[Figure scripts]
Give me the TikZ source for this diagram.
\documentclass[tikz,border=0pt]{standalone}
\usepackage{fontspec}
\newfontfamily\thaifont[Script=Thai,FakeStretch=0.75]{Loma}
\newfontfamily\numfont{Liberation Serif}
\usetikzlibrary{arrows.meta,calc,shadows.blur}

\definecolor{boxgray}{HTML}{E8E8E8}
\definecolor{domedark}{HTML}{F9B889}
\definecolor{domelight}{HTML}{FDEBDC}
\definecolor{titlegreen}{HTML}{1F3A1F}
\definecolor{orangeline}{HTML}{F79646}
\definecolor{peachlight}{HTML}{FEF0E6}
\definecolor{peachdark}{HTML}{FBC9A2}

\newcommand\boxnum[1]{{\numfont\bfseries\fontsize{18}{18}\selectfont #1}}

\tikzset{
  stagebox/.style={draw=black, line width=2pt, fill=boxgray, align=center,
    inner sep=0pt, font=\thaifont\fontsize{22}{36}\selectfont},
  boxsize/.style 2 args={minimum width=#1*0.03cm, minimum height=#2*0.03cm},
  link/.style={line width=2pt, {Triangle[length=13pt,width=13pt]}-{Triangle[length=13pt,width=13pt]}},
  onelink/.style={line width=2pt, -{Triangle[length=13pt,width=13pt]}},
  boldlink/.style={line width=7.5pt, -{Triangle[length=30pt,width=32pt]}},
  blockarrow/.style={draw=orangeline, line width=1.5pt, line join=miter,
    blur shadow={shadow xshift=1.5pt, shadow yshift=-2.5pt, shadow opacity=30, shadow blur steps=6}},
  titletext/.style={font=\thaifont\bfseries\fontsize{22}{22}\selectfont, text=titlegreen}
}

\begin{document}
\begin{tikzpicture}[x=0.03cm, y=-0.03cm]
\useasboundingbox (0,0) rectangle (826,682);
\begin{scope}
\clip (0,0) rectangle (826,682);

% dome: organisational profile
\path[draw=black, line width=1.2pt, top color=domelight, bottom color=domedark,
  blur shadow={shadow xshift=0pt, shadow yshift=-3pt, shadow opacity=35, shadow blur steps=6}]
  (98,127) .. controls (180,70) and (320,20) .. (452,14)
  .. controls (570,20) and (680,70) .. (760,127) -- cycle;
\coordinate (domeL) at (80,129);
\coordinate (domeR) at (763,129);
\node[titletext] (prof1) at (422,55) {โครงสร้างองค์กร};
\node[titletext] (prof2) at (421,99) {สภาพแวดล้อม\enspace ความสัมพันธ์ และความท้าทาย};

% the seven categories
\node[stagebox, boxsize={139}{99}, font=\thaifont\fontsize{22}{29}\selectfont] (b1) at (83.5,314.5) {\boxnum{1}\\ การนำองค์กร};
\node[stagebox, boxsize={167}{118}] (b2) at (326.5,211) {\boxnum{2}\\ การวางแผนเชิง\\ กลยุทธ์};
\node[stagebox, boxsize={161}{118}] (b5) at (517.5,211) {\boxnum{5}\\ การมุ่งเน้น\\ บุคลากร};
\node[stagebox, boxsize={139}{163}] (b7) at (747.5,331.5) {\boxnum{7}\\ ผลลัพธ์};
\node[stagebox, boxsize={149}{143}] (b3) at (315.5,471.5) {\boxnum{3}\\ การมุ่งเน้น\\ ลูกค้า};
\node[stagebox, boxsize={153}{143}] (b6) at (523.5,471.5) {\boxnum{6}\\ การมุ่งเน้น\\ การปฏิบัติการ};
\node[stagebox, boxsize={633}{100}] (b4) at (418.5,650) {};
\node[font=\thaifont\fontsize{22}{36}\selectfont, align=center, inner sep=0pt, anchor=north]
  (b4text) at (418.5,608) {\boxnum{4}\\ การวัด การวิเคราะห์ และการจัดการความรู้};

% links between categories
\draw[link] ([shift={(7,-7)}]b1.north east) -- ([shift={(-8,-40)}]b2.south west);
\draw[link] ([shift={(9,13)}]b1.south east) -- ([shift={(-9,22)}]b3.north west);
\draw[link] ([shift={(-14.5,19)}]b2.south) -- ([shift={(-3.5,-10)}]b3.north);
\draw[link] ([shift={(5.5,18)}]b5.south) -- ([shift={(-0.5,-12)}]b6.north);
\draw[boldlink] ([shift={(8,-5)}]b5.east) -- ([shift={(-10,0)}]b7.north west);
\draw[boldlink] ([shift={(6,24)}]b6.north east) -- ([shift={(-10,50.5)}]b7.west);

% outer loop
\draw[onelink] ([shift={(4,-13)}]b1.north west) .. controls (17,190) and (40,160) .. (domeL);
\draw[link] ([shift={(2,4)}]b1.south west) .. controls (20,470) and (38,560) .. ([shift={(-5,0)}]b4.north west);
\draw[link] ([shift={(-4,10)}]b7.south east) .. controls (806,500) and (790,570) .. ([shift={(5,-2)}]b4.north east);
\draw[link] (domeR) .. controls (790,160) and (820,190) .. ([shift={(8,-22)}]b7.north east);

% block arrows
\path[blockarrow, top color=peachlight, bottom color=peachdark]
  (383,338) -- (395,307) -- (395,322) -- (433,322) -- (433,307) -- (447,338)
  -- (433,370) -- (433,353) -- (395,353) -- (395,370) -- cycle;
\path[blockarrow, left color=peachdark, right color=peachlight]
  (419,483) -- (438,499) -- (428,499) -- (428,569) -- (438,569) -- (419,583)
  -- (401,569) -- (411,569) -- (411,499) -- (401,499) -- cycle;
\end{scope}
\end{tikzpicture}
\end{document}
==
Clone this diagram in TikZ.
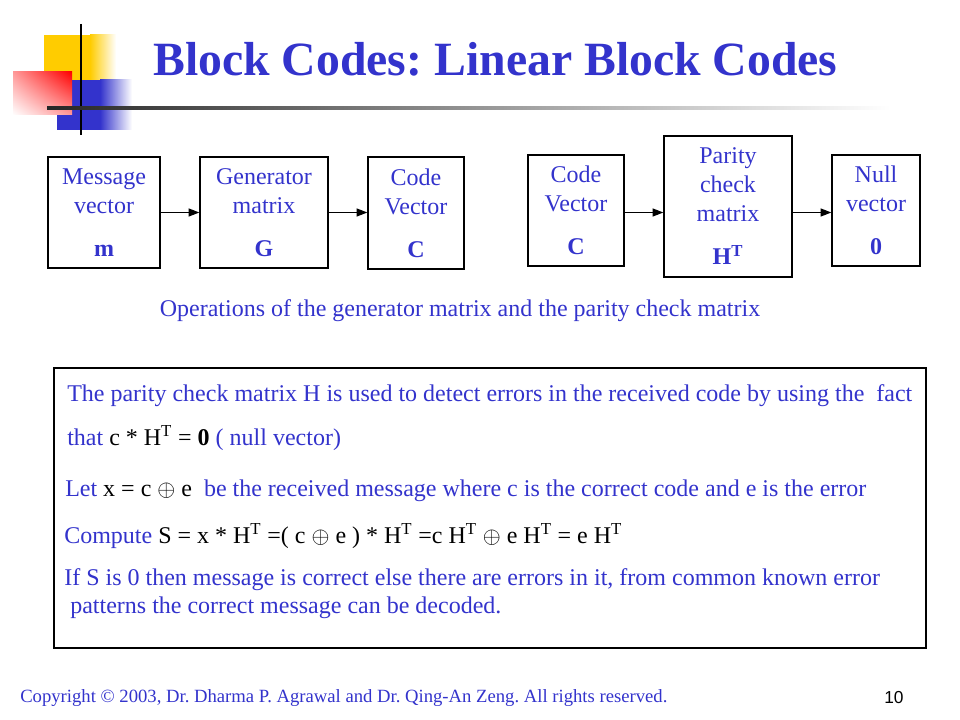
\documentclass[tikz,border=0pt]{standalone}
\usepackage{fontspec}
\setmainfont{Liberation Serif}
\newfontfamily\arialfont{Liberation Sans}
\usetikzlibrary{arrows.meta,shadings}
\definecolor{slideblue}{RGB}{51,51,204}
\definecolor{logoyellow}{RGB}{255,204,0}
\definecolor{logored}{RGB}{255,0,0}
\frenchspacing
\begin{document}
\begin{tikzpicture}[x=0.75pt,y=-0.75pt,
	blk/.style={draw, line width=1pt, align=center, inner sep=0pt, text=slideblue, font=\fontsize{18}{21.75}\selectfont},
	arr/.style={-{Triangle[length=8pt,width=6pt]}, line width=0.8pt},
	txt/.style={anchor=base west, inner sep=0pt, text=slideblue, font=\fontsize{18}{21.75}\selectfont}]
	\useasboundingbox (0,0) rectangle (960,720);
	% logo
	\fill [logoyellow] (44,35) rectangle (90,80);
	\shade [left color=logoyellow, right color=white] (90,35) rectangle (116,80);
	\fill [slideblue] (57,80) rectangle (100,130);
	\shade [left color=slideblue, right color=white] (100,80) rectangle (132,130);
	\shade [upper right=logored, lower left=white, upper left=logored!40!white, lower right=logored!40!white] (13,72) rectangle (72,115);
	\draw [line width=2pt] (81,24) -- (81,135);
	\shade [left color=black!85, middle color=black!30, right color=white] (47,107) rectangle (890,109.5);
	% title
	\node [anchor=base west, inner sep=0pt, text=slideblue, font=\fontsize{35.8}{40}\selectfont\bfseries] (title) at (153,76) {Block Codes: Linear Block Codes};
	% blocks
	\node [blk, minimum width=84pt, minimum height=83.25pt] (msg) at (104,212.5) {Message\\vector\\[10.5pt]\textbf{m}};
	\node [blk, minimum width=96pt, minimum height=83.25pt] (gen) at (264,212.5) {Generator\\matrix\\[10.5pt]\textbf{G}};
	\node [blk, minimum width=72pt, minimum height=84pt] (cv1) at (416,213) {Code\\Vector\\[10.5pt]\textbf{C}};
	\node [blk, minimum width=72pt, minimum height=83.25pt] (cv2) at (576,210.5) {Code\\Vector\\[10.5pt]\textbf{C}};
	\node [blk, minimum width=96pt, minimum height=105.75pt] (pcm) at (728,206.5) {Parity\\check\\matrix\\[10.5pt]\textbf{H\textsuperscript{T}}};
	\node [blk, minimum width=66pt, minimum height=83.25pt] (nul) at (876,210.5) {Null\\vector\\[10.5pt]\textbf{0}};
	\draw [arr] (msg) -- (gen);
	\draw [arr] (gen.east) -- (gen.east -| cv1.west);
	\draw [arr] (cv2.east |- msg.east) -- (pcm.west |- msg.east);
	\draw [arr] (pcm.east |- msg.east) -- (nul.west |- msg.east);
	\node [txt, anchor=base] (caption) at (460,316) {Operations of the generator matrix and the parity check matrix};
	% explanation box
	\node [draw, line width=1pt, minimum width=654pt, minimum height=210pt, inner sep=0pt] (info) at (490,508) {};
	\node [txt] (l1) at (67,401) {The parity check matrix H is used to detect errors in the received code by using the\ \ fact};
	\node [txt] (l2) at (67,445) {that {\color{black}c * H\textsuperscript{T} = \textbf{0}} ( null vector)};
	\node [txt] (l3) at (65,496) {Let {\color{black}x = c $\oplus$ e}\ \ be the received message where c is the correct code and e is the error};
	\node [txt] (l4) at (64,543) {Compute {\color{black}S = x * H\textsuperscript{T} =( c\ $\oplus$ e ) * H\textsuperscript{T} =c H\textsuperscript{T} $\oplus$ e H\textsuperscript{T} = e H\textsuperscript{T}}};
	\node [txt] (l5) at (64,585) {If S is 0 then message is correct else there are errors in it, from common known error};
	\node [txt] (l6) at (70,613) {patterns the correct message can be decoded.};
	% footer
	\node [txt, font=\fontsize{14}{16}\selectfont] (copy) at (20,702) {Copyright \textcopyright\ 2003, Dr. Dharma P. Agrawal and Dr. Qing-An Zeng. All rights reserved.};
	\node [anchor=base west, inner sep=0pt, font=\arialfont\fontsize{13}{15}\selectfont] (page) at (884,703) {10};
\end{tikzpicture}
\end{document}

▶ WORK TO BE COMPLETED
Lines from the records above that hold "this" are the ones to list.

▶ RESULT OF THE EXERCISE
Give me the TikZ source for this diagram.
Clone this diagram in TikZ.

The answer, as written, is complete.